Each line below should be retyped exactly, with no pictures.

### Recorded data
>> Begin

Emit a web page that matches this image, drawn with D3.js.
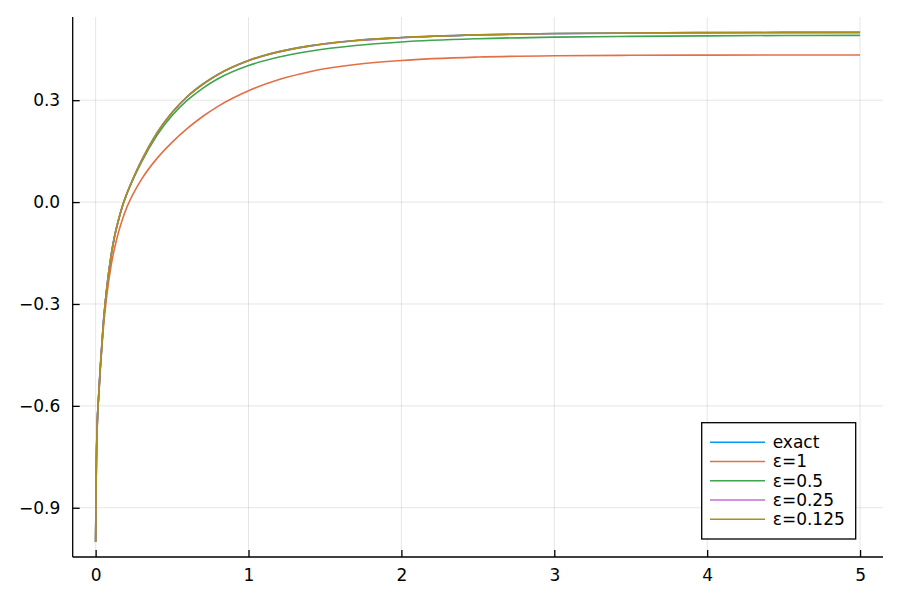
<!DOCTYPE html>
<html>
<head>
    <title></title>
    <meta charset="utf-8">
    <script src="https://d3js.org/d3.v7.min.js"></script>
    <style>
        body { margin: 0; background: #fff; }
        text { font-family: "DejaVu Sans", sans-serif; }
    </style>
</head>
<body>

    <script>

    // values
    var xs      = [0, 0.002, 0.005, 0.01, 0.02, 0.03, 0.05, 0.075, 0.1, 0.125, 0.15, 0.175, 0.2, 0.25, 0.3, 0.4, 0.5, 0.6, 0.7, 0.8, 1.0, 1.2, 1.4, 1.7, 2.0, 2.5, 3.0, 3.5, 4.0, 4.5, 5.0];
    var exact   = [-1.0, -0.88, -0.76, -0.66, -0.568, -0.49, -0.36, -0.245, -0.161, -0.098, -0.052, -0.012, 0.02, 0.074, 0.122, 0.203, 0.264, 0.311, 0.347, 0.376, 0.417, 0.443, 0.46, 0.476, 0.4845, 0.4925, 0.4963, 0.498, 0.499, 0.4996, 0.4998];
    var eps1    = [-1.0, -0.885, -0.77, -0.67, -0.575, -0.50, -0.375, -0.268, -0.19, -0.133, -0.088, -0.051, -0.02, 0.028, 0.067, 0.128, 0.176, 0.217, 0.252, 0.282, 0.328, 0.361, 0.384, 0.405, 0.417, 0.427, 0.431, 0.4322, 0.4328, 0.433, 0.433];
    var eps05   = [-1.0, -0.88, -0.76, -0.66, -0.568, -0.49, -0.36, -0.245, -0.161, -0.098, -0.052, -0.0125, 0.019, 0.072, 0.118, 0.196, 0.255, 0.30, 0.335, 0.363, 0.402, 0.427, 0.444, 0.461, 0.4715, 0.481, 0.4858, 0.488, 0.4895, 0.4906, 0.4908];
    var eps025  = [-1.0, -0.88, -0.76, -0.66, -0.568, -0.49, -0.36, -0.245, -0.161, -0.098, -0.052, -0.012, 0.02, 0.074, 0.122, 0.203, 0.264, 0.311, 0.346, 0.375, 0.416, 0.442, 0.459, 0.475, 0.4837, 0.4918, 0.4956, 0.4974, 0.4984, 0.499, 0.4992];
    var eps0125 = [-1.0, -0.88, -0.76, -0.66, -0.568, -0.49, -0.36, -0.245, -0.161, -0.098, -0.052, -0.012, 0.02, 0.074, 0.122, 0.203, 0.264, 0.311, 0.347, 0.376, 0.417, 0.443, 0.46, 0.476, 0.4845, 0.4925, 0.4963, 0.498, 0.499, 0.4996, 0.4998];

    var names  = ["exact", "ε=1", "ε=0.5", "ε=0.25", "ε=0.125"];
    var colors = ["#009AFA", "#E36F47", "#3EA44E", "#C371D2", "#AC8E18"];
    var xTicks = [0, 1, 2, 3, 4, 5];
    var yTicks = [-0.9, -0.6, -0.3, 0.0, 0.3];

    var series = [exact, eps1, eps05, eps025, eps0125];

    var w = 900, h = 600;
    var pLeft = 72.7, pRight = 883, pTop = 17, pBottom = 557;

    var svg = d3.select("body")
                .append("svg")
                .attr("width", w)
                .attr("height", h);

    var xscale = d3.scaleLinear()
                    .domain([-0.15, 5.15])
                    .range([pLeft, pRight]);
    var yscale = d3.scaleLinear()
                    .domain([-1.045, 0.545])
                    .range([pBottom, pTop]);

    // grid
    svg.append("g")
        .selectAll("line")
        .data(xTicks)
        .enter().append("line")
        .attr("x1", function(d){ return xscale(d); })
        .attr("x2", function(d){ return xscale(d); })
        .attr("y1", pTop)
        .attr("y2", pBottom)
        .attr("stroke", "#000")
        .attr("stroke-opacity", 0.1)
        .attr("stroke-width", 1);
    svg.append("g")
        .selectAll("line")
        .data(yTicks)
        .enter().append("line")
        .attr("x1", pLeft)
        .attr("x2", pRight)
        .attr("y1", function(d){ return yscale(d); })
        .attr("y2", function(d){ return yscale(d); })
        .attr("stroke", "#000")
        .attr("stroke-opacity", 0.1)
        .attr("stroke-width", 1);

    // axes, ticks pointing in
    var xaxis = svg.append("g")
        .attr("transform", "translate(0," + pBottom + ")")
        .call(d3.axisBottom(xscale).tickValues(xTicks).tickFormat(d3.format("d")).tickSizeInner(-7).tickSizeOuter(0).tickPadding(12));
    var yaxis = svg.append("g")
        .attr("transform", "translate(" + pLeft + ",0)")
        .call(d3.axisLeft(yscale).tickValues(yTicks).tickFormat(d3.format(".1f")).tickSizeInner(-7).tickSizeOuter(0).tickPadding(12.5));

    [xaxis, yaxis].forEach(function(a){
        a.select(".domain").attr("stroke", "#000").attr("stroke-width", 1.3);
        a.selectAll(".tick line").attr("stroke", "#000").attr("stroke-width", 1.3);
        a.selectAll(".tick text")
            .attr("fill", "#000")
            .style("font-family", "'DejaVu Sans', sans-serif")
            .style("font-size", "17px");
    });
    yaxis.select(".domain").attr("d", "M0," + pTop + "V" + pBottom);
    xaxis.select(".domain").attr("d", "M" + pLeft + ",0H" + pRight);

    // curves
    var line = d3.line()
        .x(function(d){ return xscale(d[0]); })
        .y(function(d){ return yscale(d[1]); })
        .curve(d3.curveMonotoneX);

    series.forEach(function(s, i){
        svg.append("path")
            .attr("d", line(xs.map(function(x, j){ return [x, s[j]]; })))
            .attr("stroke", colors[i])
            .attr("stroke-width", 1.6)
            .attr("fill", "none");
    });

    // legend
    var lg = svg.append("g")
        .attr("transform", "translate(701.7,422.7)");
    lg.append("rect")
        .attr("width", 154)
        .attr("height", 116.3)
        .attr("fill", "#fff")
        .attr("stroke", "#000")
        .attr("stroke-width", 1.3);
    names.forEach(function(n, i){
        var yy = 19.6 + i * 19.25;
        lg.append("line")
            .attr("x1", 8.3)
            .attr("x2", 63.3)
            .attr("y1", yy)
            .attr("y2", yy)
            .attr("stroke", colors[i])
            .attr("stroke-width", 1.6);
        lg.append("text")
            .attr("x", 71)
            .attr("y", yy)
            .attr("dy", "0.35em")
            .style("font-size", "17px")
            .text(n);
    });

    </script>
</body>

</html>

>> End

### Task output
Emit a web page that matches this image, drawn with D3.js.
<!DOCTYPE html>
<html>
<head>
    <title></title>
    <meta charset="utf-8">
    <script src="https://d3js.org/d3.v7.min.js"></script>
    <style>
        body { margin: 0; background: #fff; }
        text { font-family: "DejaVu Sans", sans-serif; }
    </style>
</head>
<body>

    <script>

    // values
    var xs      = [0, 0.002, 0.005, 0.01, 0.02, 0.03, 0.05, 0.075, 0.1, 0.125, 0.15, 0.175, 0.2, 0.25, 0.3, 0.4, 0.5, 0.6, 0.7, 0.8, 1.0, 1.2, 1.4, 1.7, 2.0, 2.5, 3.0, 3.5, 4.0, 4.5, 5.0];
    var exact   = [-1.0, -0.88, -0.76, -0.66, -0.568, -0.49, -0.36, -0.245, -0.161, -0.098, -0.052, -0.012, 0.02, 0.074, 0.122, 0.203, 0.264, 0.311, 0.347, 0.376, 0.417, 0.443, 0.46, 0.476, 0.4845, 0.4925, 0.4963, 0.498, 0.499, 0.4996, 0.4998];
    var eps1    = [-1.0, -0.885, -0.77, -0.67, -0.575, -0.50, -0.375, -0.268, -0.19, -0.133, -0.088, -0.051, -0.02, 0.028, 0.067, 0.128, 0.176, 0.217, 0.252, 0.282, 0.328, 0.361, 0.384, 0.405, 0.417, 0.427, 0.431, 0.4322, 0.4328, 0.433, 0.433];
    var eps05   = [-1.0, -0.88, -0.76, -0.66, -0.568, -0.49, -0.36, -0.245, -0.161, -0.098, -0.052, -0.0125, 0.019, 0.072, 0.118, 0.196, 0.255, 0.30, 0.335, 0.363, 0.402, 0.427, 0.444, 0.461, 0.4715, 0.481, 0.4858, 0.488, 0.4895, 0.4906, 0.4908];
    var eps025  = [-1.0, -0.88, -0.76, -0.66, -0.568, -0.49, -0.36, -0.245, -0.161, -0.098, -0.052, -0.012, 0.02, 0.074, 0.122, 0.203, 0.264, 0.311, 0.346, 0.375, 0.416, 0.442, 0.459, 0.475, 0.4837, 0.4918, 0.4956, 0.4974, 0.4984, 0.499, 0.4992];
    var eps0125 = [-1.0, -0.88, -0.76, -0.66, -0.568, -0.49, -0.36, -0.245, -0.161, -0.098, -0.052, -0.012, 0.02, 0.074, 0.122, 0.203, 0.264, 0.311, 0.347, 0.376, 0.417, 0.443, 0.46, 0.476, 0.4845, 0.4925, 0.4963, 0.498, 0.499, 0.4996, 0.4998];

    var names  = ["exact", "ε=1", "ε=0.5", "ε=0.25", "ε=0.125"];
    var colors = ["#009AFA", "#E36F47", "#3EA44E", "#C371D2", "#AC8E18"];
    var xTicks = [0, 1, 2, 3, 4, 5];
    var yTicks = [-0.9, -0.6, -0.3, 0.0, 0.3];

    var series = [exact, eps1, eps05, eps025, eps0125];

    var w = 900, h = 600;
    var pLeft = 72.7, pRight = 883, pTop = 17, pBottom = 557;

    var svg = d3.select("body")
                .append("svg")
                .attr("width", w)
                .attr("height", h);

    var xscale = d3.scaleLinear()
                    .domain([-0.15, 5.15])
                    .range([pLeft, pRight]);
    var yscale = d3.scaleLinear()
                    .domain([-1.045, 0.545])
                    .range([pBottom, pTop]);

    // grid
    svg.append("g")
        .selectAll("line")
        .data(xTicks)
        .enter().append("line")
        .attr("x1", function(d){ return xscale(d); })
        .attr("x2", function(d){ return xscale(d); })
        .attr("y1", pTop)
        .attr("y2", pBottom)
        .attr("stroke", "#000")
        .attr("stroke-opacity", 0.1)
        .attr("stroke-width", 1);
    svg.append("g")
        .selectAll("line")
        .data(yTicks)
        .enter().append("line")
        .attr("x1", pLeft)
        .attr("x2", pRight)
        .attr("y1", function(d){ return yscale(d); })
        .attr("y2", function(d){ return yscale(d); })
        .attr("stroke", "#000")
        .attr("stroke-opacity", 0.1)
        .attr("stroke-width", 1);

    // axes, ticks pointing in
    var xaxis = svg.append("g")
        .attr("transform", "translate(0," + pBottom + ")")
        .call(d3.axisBottom(xscale).tickValues(xTicks).tickFormat(d3.format("d")).tickSizeInner(-7).tickSizeOuter(0).tickPadding(12));
    var yaxis = svg.append("g")
        .attr("transform", "translate(" + pLeft + ",0)")
        .call(d3.axisLeft(yscale).tickValues(yTicks).tickFormat(d3.format(".1f")).tickSizeInner(-7).tickSizeOuter(0).tickPadding(12.5));

    [xaxis, yaxis].forEach(function(a){
        a.select(".domain").attr("stroke", "#000").attr("stroke-width", 1.3);
        a.selectAll(".tick line").attr("stroke", "#000").attr("stroke-width", 1.3);
        a.selectAll(".tick text")
            .attr("fill", "#000")
            .style("font-family", "'DejaVu Sans', sans-serif")
            .style("font-size", "17px");
    });
    yaxis.select(".domain").attr("d", "M0," + pTop + "V" + pBottom);
    xaxis.select(".domain").attr("d", "M" + pLeft + ",0H" + pRight);

    // curves
    var line = d3.line()
        .x(function(d){ return xscale(d[0]); })
        .y(function(d){ return yscale(d[1]); })
        .curve(d3.curveMonotoneX);

    series.forEach(function(s, i){
        svg.append("path")
            .attr("d", line(xs.map(function(x, j){ return [x, s[j]]; })))
            .attr("stroke", colors[i])
            .attr("stroke-width", 1.6)
            .attr("fill", "none");
    });

    // legend
    var lg = svg.append("g")
        .attr("transform", "translate(701.7,422.7)");
    lg.append("rect")
        .attr("width", 154)
        .attr("height", 116.3)
        .attr("fill", "#fff")
        .attr("stroke", "#000")
        .attr("stroke-width", 1.3);
    names.forEach(function(n, i){
        var yy = 19.6 + i * 19.25;
        lg.append("line")
            .attr("x1", 8.3)
            .attr("x2", 63.3)
            .attr("y1", yy)
            .attr("y2", yy)
            .attr("stroke", colors[i])
            .attr("stroke-width", 1.6);
        lg.append("text")
            .attr("x", 71)
            .attr("y", yy)
            .attr("dy", "0.35em")
            .style("font-size", "17px")
            .text(n);
    });

    </script>
</body>

</html>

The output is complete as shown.